China steps up Coast Guard patrols near Japanese islands
Chinese vessels have intensified activities around Japan this week, sending a clear message of deterrence after Tokyo designated Beijing an unprecedented “strategic challenge” in its latest National Security Strategy.
On Dec. 16 Japan unveiled three major defense-related documents, which named China as a main challenge to security and stability in the region and called for boosting Japan’s “counter-strike capabilities.”
The Chinese Coast Guard said on WeChat that its ships patrolled “in the Chinese territorial waters surrounding the Diaoyu islands on Wednesday,” using the Chinese name for the Senkaku islands which are under Japan’s control but are also claimed by China.
Territorial waters are the areas within 12 nautical miles (22 kilometers) of island coasts.
Japan has yet to respond but Tokyo has repeatedly accused Beijing of violating its sovereignty over the Senkaku islands.
Meanwhile the Japanese Ministry of Defense Joint Staff said in a press release on Wednesday that the aircraft carrier Liaoning of the Chinese People’s Liberation Army (PLA) Navy and escorting warships have been conducting drills in the West Pacific since Dec. 16.
Between Saturday and Tuesday, the Liaoning hosted about 130 aircraft sorties while operating around Okidaito island and Kitadaito island south of Japan, it said.
The Liaoning carrier group consists of two Type 055 large missile destroyers and a number of other vessels.

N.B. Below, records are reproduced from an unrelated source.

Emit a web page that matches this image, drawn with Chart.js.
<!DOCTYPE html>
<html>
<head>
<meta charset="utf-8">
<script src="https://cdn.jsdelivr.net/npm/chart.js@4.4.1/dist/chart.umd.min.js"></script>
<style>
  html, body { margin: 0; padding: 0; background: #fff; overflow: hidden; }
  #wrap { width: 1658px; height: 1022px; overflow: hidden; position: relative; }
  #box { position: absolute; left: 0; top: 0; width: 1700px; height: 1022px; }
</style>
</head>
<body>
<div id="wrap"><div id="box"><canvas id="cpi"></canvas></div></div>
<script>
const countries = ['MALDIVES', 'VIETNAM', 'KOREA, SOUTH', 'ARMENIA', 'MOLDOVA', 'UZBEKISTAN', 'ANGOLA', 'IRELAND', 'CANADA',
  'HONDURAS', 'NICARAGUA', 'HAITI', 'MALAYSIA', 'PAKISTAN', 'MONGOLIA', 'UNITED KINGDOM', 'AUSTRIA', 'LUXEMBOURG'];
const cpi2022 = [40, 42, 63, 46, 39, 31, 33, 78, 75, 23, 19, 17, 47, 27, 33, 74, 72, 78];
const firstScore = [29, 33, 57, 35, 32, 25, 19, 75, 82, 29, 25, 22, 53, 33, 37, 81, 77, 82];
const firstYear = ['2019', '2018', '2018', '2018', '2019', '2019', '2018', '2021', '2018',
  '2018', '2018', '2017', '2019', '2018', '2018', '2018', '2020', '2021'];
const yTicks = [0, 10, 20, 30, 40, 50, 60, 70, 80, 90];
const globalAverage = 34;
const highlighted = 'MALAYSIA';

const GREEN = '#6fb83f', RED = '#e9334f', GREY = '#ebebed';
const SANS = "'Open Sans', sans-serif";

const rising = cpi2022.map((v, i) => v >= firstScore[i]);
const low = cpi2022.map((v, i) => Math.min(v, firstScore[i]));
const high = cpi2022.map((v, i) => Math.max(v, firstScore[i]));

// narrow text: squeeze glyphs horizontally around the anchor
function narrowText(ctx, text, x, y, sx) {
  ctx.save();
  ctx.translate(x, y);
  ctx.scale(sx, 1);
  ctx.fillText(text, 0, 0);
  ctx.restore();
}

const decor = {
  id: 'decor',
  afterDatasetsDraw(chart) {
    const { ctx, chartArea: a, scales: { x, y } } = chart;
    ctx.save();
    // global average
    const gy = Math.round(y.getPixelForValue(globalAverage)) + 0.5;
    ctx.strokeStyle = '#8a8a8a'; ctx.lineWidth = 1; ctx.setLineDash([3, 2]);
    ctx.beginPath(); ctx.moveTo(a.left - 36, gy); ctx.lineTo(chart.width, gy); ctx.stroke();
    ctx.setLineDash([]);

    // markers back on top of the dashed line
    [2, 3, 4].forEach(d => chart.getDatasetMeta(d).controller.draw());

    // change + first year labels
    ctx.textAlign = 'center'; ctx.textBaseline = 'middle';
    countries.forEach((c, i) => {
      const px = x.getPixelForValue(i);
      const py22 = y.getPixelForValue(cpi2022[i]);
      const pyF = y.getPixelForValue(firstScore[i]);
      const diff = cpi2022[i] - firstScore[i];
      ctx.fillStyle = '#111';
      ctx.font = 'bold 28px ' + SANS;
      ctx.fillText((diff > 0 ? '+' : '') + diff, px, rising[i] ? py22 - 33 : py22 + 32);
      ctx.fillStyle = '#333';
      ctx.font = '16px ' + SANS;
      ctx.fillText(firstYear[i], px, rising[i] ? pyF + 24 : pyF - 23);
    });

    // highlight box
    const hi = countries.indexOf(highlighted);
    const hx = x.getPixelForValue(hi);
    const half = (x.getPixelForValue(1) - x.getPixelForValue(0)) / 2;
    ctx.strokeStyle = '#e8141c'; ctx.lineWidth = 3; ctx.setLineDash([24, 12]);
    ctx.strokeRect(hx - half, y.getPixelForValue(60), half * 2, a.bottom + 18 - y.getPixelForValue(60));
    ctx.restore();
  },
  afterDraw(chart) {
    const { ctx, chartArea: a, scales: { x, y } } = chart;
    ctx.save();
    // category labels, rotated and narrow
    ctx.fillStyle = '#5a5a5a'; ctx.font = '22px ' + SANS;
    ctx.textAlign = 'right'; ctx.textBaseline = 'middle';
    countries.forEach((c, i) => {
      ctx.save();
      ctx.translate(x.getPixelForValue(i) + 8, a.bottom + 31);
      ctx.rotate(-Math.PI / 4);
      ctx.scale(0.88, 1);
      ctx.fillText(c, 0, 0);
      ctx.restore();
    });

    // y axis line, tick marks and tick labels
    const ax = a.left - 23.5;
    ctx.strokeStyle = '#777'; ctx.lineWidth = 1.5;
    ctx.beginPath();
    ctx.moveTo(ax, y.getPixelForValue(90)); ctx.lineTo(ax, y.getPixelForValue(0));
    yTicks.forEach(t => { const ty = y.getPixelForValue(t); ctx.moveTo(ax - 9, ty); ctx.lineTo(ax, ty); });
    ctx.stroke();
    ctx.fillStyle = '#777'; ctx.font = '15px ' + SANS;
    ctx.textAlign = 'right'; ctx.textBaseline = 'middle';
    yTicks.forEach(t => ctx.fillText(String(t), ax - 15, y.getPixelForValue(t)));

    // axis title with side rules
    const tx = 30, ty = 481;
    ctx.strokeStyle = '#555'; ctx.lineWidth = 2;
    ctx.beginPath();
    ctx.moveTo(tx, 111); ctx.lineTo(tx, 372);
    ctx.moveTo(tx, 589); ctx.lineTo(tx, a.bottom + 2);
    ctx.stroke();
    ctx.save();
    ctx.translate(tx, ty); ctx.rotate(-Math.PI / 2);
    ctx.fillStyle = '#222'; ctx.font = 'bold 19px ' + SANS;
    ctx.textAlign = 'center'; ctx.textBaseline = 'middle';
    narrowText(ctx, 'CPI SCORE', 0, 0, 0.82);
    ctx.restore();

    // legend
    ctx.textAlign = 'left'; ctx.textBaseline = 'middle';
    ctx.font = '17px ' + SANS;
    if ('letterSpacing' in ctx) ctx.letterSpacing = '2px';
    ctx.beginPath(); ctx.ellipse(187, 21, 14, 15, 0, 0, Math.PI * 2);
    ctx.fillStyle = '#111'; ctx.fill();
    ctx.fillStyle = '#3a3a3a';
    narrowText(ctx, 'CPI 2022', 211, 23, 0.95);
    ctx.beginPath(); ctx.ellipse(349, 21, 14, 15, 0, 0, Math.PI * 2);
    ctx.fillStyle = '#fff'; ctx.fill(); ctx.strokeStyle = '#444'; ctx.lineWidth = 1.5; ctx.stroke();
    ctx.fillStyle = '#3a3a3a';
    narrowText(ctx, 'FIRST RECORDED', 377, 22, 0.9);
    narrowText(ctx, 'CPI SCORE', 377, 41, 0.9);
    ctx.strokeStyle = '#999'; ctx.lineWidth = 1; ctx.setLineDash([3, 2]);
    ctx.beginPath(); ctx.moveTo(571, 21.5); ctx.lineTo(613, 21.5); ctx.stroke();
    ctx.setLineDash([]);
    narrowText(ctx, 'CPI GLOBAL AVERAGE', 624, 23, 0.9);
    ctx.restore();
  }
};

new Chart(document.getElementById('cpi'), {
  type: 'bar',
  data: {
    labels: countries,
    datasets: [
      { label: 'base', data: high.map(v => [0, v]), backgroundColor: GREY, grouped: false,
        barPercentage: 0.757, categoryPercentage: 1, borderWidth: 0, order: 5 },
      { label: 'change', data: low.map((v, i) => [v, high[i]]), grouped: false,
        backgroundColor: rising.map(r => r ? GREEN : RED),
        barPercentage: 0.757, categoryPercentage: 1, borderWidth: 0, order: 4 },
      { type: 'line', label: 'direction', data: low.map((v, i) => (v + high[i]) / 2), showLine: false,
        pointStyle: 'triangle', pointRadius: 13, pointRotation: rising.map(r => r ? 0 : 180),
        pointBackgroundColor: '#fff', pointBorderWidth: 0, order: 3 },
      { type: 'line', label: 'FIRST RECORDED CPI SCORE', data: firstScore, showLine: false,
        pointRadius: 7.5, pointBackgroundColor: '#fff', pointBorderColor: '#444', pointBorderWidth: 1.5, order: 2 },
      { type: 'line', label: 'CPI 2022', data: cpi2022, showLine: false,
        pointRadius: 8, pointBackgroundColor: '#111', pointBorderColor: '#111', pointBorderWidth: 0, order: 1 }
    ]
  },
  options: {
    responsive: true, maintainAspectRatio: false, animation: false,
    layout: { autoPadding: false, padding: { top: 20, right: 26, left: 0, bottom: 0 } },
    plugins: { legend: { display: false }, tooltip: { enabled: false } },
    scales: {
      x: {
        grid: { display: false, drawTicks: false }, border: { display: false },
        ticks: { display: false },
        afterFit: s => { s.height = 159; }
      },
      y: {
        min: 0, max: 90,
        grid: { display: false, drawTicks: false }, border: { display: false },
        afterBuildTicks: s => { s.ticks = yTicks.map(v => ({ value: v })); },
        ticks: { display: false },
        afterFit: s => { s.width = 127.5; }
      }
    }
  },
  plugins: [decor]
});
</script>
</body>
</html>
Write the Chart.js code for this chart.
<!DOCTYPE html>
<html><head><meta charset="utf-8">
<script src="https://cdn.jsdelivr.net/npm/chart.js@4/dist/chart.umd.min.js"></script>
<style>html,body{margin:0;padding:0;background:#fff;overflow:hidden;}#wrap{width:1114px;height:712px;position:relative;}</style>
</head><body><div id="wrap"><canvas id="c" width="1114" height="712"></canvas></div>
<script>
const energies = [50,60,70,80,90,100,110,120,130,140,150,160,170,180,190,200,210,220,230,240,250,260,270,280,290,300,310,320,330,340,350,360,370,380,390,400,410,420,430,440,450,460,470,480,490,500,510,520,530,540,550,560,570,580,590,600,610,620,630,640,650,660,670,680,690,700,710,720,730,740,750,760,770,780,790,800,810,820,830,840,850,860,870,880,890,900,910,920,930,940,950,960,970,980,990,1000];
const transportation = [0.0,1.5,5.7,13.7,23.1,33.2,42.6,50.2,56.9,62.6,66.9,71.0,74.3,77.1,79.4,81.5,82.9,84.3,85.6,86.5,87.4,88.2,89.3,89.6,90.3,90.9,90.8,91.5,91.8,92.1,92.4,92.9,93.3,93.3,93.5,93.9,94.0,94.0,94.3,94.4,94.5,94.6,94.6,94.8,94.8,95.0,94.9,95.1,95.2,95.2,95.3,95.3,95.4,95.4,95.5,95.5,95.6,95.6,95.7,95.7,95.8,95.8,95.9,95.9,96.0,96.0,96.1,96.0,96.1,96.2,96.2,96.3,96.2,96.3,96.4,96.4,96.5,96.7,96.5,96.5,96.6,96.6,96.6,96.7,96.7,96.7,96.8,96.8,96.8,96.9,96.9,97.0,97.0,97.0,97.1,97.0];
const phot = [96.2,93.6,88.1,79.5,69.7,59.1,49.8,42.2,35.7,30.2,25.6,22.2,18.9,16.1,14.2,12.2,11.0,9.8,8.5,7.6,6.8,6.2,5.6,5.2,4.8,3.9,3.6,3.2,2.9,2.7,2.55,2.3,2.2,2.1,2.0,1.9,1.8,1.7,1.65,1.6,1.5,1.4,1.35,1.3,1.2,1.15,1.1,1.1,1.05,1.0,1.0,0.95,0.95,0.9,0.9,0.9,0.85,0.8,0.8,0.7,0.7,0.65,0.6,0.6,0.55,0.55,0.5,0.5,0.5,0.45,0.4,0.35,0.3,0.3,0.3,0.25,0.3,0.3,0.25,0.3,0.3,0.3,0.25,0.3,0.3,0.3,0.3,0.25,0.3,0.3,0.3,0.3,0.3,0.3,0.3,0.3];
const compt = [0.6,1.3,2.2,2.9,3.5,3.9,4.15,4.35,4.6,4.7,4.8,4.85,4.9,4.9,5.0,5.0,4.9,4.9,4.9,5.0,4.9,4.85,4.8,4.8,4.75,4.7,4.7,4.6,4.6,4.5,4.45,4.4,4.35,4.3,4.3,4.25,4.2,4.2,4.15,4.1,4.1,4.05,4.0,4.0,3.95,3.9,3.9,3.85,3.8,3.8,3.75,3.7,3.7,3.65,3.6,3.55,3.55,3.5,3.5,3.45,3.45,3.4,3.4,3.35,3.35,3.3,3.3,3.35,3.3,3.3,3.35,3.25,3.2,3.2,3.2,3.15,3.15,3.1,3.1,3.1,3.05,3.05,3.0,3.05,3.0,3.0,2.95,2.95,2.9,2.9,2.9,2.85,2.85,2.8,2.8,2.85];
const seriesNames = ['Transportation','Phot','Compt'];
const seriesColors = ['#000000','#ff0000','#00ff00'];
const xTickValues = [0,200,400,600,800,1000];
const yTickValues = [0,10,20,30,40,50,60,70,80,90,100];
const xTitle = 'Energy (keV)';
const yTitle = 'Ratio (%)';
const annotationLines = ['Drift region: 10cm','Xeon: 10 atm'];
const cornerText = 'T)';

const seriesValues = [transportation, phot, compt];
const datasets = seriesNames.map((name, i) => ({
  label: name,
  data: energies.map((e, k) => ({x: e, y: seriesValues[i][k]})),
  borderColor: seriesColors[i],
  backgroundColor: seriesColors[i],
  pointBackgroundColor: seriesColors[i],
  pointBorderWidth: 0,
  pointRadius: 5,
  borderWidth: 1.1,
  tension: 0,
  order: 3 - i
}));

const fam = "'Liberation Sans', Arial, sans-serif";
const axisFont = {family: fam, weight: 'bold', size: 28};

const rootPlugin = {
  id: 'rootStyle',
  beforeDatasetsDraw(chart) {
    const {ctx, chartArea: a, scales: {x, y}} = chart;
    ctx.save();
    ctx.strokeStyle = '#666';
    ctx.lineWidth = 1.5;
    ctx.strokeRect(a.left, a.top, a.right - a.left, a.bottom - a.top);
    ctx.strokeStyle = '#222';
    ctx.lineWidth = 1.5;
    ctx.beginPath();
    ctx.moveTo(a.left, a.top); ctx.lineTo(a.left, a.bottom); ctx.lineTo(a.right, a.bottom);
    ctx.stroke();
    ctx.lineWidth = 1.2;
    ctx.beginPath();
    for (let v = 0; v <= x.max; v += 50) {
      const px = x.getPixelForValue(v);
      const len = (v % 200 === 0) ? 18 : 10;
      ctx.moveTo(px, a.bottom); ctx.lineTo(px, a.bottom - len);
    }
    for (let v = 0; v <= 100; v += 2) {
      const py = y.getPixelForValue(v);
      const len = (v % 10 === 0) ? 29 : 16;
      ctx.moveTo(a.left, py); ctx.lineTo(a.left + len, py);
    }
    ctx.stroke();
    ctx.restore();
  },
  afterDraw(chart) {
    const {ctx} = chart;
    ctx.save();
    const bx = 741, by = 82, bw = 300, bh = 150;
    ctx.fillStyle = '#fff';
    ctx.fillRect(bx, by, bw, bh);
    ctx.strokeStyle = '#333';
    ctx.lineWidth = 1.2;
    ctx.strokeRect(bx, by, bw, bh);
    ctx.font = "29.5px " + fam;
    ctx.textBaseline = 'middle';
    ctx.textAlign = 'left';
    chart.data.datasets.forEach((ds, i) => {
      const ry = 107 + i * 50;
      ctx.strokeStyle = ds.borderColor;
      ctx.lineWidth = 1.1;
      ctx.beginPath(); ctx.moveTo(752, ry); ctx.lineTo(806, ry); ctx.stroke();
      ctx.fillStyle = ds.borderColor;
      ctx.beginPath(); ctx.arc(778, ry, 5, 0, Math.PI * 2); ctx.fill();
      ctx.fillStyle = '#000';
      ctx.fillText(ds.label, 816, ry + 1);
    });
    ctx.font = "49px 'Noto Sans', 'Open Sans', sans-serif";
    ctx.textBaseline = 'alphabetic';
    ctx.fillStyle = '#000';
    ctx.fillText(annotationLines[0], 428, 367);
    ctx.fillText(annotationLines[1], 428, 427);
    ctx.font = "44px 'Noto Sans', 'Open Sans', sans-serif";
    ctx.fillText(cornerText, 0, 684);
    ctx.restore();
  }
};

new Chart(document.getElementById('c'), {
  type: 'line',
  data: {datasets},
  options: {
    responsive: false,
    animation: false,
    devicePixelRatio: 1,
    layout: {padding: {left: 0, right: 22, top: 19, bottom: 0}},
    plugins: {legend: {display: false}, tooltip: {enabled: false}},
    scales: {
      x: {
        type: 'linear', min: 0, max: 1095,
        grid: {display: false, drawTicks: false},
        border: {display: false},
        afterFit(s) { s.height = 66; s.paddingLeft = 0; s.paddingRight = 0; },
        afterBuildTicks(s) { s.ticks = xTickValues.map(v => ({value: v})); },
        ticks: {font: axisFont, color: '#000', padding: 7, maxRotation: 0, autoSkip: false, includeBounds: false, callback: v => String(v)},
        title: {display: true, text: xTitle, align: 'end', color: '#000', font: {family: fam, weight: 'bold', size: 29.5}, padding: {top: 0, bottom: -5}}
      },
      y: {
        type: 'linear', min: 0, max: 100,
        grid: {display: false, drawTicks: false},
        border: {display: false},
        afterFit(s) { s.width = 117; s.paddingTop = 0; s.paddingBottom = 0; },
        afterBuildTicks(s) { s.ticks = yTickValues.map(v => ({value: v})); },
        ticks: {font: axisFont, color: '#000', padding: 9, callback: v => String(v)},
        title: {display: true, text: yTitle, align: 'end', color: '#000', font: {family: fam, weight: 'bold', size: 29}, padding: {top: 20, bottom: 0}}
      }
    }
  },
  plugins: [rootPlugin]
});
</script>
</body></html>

“The Kuznetsov-class aircraft carrier Liaoning of the Chinese Navy was confirmed to have made approximately 130 take-offs and landings during this period, including approximately 60 by fighter aircraft and 70 by helicopters,” the press release stated.
This was more than twice the intensity of the exercises held in the same region in May by the Liaoning carrier group.
The Liaoning hosted more than 300 fighter jet and helicopter sorties in 20 days in the far sea exercises in the West Pacific in May, putting Japanese defense forces on high alert.
“We will conduct surveillance activities with a strong sense of tension,” then Defense Minister Nobuo Kishi was quoted as saying.
The exercise area of the Chinese carrier is close to the southwestern Nansei islands between Japan and Taiwan.
Simulating attacks on Nansei islands
Japanese newspaper the Yomiuri Shimbun quoted anonymous Chinese government sources as saying on Thursday that the drills conducted by the Liaoning carrier strike group were to “simulate attacks on Japan’s Nansei islands.”
The Nansei (Ryukyu) islands are an island chain stretching southwest from the Japanese prefectures of Kagoshima and Okinawa toward Taiwan.
The westernmost tip lies just 110 kilometers (68 miles) from the self-ruled island of Taiwan that Beijing considers a breakaway Chinese province and vows to reunite with the mainland.
“Chinese President Xi Jinping is said to have instructed the military to start the drills” upon Japan’s launch of three security documents, the Yomiuri quoted the Chinese sources as saying.
The carrier strike group usually holds annual winter exercises around December but this year, Xi designated a start date “to undermine Japan’s security strategy against China,” the sources said.
According to the Yomiuri’s Chinese sources, the PLA would conduct “long-range strike drills from waters in the western Pacific, simulating missile launches targeting islands in the Nansei chain.”
The Liaoning and other vessels in the strike group are currently some 450 kilometers (280 miles) east-northeast of Kitadaito island, from where carrier-borne aircraft could reach the Nansei islands in less than ten minutes.
Chinese strategic bombers “will also simulate a pincer attack on Taiwan from the east and west during the drills,” which are expected to end on Dec. 26, according to the sources.
Japan’s new defense strategy, in an apparent shift from the country’s pacifist doctrine, stated that Japan would need to acquire more “counter strike” capabilities, especially long-range land- and sea-launched missiles.
Tokyo has already deployed a large number of missiles on Nansei islands and plans to further beef up defenses in preparation for a Taiwan Strait crisis.
The Japanese defense ministry wants to expand fuel and ammunition storage facilities, as well as bolster missile and electronic warfare capacity on the Nansei Islands, according to Japan’s 2022 defense white paper.
Kyodo news agency reported in December 2021 that Japan’s Self-Defense Forces and the U.S. Army had drafted a joint operation plan that would enable an ‘attack base’ to be established in the Nansei island chain, the timeframe of which remains unclear.